Short problem:
Reproduce the listing exactly and skip over any pictures.

[start]

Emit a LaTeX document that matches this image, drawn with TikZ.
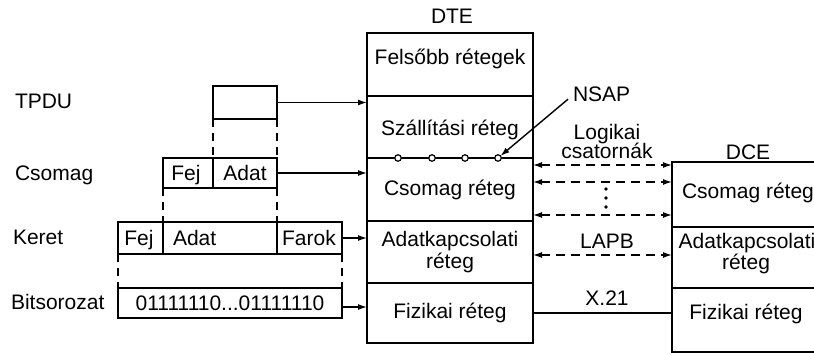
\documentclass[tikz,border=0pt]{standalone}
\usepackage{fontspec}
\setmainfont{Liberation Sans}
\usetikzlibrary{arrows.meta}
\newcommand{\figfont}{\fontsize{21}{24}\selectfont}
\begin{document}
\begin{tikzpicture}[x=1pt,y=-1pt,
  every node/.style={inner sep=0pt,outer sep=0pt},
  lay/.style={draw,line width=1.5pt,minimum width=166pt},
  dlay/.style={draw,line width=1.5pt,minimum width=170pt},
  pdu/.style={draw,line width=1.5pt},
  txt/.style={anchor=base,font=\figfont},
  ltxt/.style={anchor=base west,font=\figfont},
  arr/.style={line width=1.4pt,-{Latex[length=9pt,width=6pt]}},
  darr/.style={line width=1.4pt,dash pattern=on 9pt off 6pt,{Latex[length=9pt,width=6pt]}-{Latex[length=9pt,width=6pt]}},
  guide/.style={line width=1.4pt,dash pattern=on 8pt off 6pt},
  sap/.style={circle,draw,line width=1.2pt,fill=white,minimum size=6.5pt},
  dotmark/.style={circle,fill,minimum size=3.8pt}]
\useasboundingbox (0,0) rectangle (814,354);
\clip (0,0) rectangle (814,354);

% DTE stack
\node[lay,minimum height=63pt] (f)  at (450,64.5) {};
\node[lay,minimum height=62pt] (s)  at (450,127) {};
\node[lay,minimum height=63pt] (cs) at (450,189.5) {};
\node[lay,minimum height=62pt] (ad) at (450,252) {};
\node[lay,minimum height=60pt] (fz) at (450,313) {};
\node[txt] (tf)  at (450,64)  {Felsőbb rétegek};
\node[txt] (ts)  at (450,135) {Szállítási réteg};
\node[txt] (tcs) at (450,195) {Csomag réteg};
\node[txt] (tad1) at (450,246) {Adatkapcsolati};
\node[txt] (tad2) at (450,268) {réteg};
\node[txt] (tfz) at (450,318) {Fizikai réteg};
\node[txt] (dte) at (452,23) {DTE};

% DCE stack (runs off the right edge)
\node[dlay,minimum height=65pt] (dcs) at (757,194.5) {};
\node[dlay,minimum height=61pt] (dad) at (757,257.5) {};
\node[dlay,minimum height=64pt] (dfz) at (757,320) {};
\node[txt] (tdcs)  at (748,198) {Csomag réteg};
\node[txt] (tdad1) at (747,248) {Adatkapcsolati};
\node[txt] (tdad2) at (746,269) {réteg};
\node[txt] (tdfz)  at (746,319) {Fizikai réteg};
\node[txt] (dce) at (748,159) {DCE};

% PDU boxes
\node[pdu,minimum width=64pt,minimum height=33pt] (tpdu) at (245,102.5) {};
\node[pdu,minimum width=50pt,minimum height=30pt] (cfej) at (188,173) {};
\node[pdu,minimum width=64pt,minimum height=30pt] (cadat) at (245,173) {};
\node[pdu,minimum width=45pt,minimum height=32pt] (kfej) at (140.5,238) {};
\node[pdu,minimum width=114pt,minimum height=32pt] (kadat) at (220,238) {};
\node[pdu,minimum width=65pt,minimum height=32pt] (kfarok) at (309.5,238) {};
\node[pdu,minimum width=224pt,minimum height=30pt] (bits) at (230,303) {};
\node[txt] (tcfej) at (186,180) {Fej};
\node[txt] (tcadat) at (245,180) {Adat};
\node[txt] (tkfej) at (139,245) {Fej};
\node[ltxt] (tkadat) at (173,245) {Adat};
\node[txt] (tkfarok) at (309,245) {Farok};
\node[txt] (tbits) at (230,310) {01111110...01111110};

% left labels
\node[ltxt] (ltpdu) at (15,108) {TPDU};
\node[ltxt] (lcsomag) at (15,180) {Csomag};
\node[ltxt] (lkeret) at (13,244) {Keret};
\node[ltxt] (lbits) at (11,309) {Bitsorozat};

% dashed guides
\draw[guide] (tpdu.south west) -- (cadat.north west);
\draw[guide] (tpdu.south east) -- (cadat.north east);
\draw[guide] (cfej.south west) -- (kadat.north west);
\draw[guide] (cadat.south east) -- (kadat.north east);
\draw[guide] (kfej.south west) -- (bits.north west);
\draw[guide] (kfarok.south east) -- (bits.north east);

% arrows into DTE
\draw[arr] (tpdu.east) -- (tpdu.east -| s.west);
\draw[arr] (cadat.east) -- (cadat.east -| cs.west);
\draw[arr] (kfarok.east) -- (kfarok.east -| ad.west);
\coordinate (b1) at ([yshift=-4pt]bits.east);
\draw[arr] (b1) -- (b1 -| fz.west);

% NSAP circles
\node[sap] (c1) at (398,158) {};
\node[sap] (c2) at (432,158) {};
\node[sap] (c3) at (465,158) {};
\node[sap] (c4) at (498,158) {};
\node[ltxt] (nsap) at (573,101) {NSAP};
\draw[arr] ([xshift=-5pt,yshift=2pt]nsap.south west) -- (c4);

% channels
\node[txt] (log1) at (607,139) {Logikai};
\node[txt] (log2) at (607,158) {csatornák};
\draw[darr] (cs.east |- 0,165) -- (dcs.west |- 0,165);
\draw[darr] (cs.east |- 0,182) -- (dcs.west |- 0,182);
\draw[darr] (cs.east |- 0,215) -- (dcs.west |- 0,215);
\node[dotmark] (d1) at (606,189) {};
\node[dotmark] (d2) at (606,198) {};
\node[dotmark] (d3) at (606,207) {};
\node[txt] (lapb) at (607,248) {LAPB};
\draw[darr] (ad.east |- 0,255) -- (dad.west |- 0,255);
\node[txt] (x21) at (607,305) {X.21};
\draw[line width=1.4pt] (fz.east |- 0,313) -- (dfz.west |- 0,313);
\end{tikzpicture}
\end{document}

[end]

Written response:
Emit a LaTeX document that matches this image, drawn with TikZ.
\documentclass[tikz,border=0pt]{standalone}
\usepackage{fontspec}
\setmainfont{Liberation Sans}
\usetikzlibrary{arrows.meta}
\newcommand{\figfont}{\fontsize{21}{24}\selectfont}
\begin{document}
\begin{tikzpicture}[x=1pt,y=-1pt,
  every node/.style={inner sep=0pt,outer sep=0pt},
  lay/.style={draw,line width=1.5pt,minimum width=166pt},
  dlay/.style={draw,line width=1.5pt,minimum width=170pt},
  pdu/.style={draw,line width=1.5pt},
  txt/.style={anchor=base,font=\figfont},
  ltxt/.style={anchor=base west,font=\figfont},
  arr/.style={line width=1.4pt,-{Latex[length=9pt,width=6pt]}},
  darr/.style={line width=1.4pt,dash pattern=on 9pt off 6pt,{Latex[length=9pt,width=6pt]}-{Latex[length=9pt,width=6pt]}},
  guide/.style={line width=1.4pt,dash pattern=on 8pt off 6pt},
  sap/.style={circle,draw,line width=1.2pt,fill=white,minimum size=6.5pt},
  dotmark/.style={circle,fill,minimum size=3.8pt}]
\useasboundingbox (0,0) rectangle (814,354);
\clip (0,0) rectangle (814,354);

% DTE stack
\node[lay,minimum height=63pt] (f)  at (450,64.5) {};
\node[lay,minimum height=62pt] (s)  at (450,127) {};
\node[lay,minimum height=63pt] (cs) at (450,189.5) {};
\node[lay,minimum height=62pt] (ad) at (450,252) {};
\node[lay,minimum height=60pt] (fz) at (450,313) {};
\node[txt] (tf)  at (450,64)  {Felsőbb rétegek};
\node[txt] (ts)  at (450,135) {Szállítási réteg};
\node[txt] (tcs) at (450,195) {Csomag réteg};
\node[txt] (tad1) at (450,246) {Adatkapcsolati};
\node[txt] (tad2) at (450,268) {réteg};
\node[txt] (tfz) at (450,318) {Fizikai réteg};
\node[txt] (dte) at (452,23) {DTE};

% DCE stack (runs off the right edge)
\node[dlay,minimum height=65pt] (dcs) at (757,194.5) {};
\node[dlay,minimum height=61pt] (dad) at (757,257.5) {};
\node[dlay,minimum height=64pt] (dfz) at (757,320) {};
\node[txt] (tdcs)  at (748,198) {Csomag réteg};
\node[txt] (tdad1) at (747,248) {Adatkapcsolati};
\node[txt] (tdad2) at (746,269) {réteg};
\node[txt] (tdfz)  at (746,319) {Fizikai réteg};
\node[txt] (dce) at (748,159) {DCE};

% PDU boxes
\node[pdu,minimum width=64pt,minimum height=33pt] (tpdu) at (245,102.5) {};
\node[pdu,minimum width=50pt,minimum height=30pt] (cfej) at (188,173) {};
\node[pdu,minimum width=64pt,minimum height=30pt] (cadat) at (245,173) {};
\node[pdu,minimum width=45pt,minimum height=32pt] (kfej) at (140.5,238) {};
\node[pdu,minimum width=114pt,minimum height=32pt] (kadat) at (220,238) {};
\node[pdu,minimum width=65pt,minimum height=32pt] (kfarok) at (309.5,238) {};
\node[pdu,minimum width=224pt,minimum height=30pt] (bits) at (230,303) {};
\node[txt] (tcfej) at (186,180) {Fej};
\node[txt] (tcadat) at (245,180) {Adat};
\node[txt] (tkfej) at (139,245) {Fej};
\node[ltxt] (tkadat) at (173,245) {Adat};
\node[txt] (tkfarok) at (309,245) {Farok};
\node[txt] (tbits) at (230,310) {01111110...01111110};

% left labels
\node[ltxt] (ltpdu) at (15,108) {TPDU};
\node[ltxt] (lcsomag) at (15,180) {Csomag};
\node[ltxt] (lkeret) at (13,244) {Keret};
\node[ltxt] (lbits) at (11,309) {Bitsorozat};

% dashed guides
\draw[guide] (tpdu.south west) -- (cadat.north west);
\draw[guide] (tpdu.south east) -- (cadat.north east);
\draw[guide] (cfej.south west) -- (kadat.north west);
\draw[guide] (cadat.south east) -- (kadat.north east);
\draw[guide] (kfej.south west) -- (bits.north west);
\draw[guide] (kfarok.south east) -- (bits.north east);

% arrows into DTE
\draw[arr] (tpdu.east) -- (tpdu.east -| s.west);
\draw[arr] (cadat.east) -- (cadat.east -| cs.west);
\draw[arr] (kfarok.east) -- (kfarok.east -| ad.west);
\coordinate (b1) at ([yshift=-4pt]bits.east);
\draw[arr] (b1) -- (b1 -| fz.west);

% NSAP circles
\node[sap] (c1) at (398,158) {};
\node[sap] (c2) at (432,158) {};
\node[sap] (c3) at (465,158) {};
\node[sap] (c4) at (498,158) {};
\node[ltxt] (nsap) at (573,101) {NSAP};
\draw[arr] ([xshift=-5pt,yshift=2pt]nsap.south west) -- (c4);

% channels
\node[txt] (log1) at (607,139) {Logikai};
\node[txt] (log2) at (607,158) {csatornák};
\draw[darr] (cs.east |- 0,165) -- (dcs.west |- 0,165);
\draw[darr] (cs.east |- 0,182) -- (dcs.west |- 0,182);
\draw[darr] (cs.east |- 0,215) -- (dcs.west |- 0,215);
\node[dotmark] (d1) at (606,189) {};
\node[dotmark] (d2) at (606,198) {};
\node[dotmark] (d3) at (606,207) {};
\node[txt] (lapb) at (607,248) {LAPB};
\draw[darr] (ad.east |- 0,255) -- (dad.west |- 0,255);
\node[txt] (x21) at (607,305) {X.21};
\draw[line width=1.4pt] (fz.east |- 0,313) -- (dfz.west |- 0,313);
\end{tikzpicture}
\end{document}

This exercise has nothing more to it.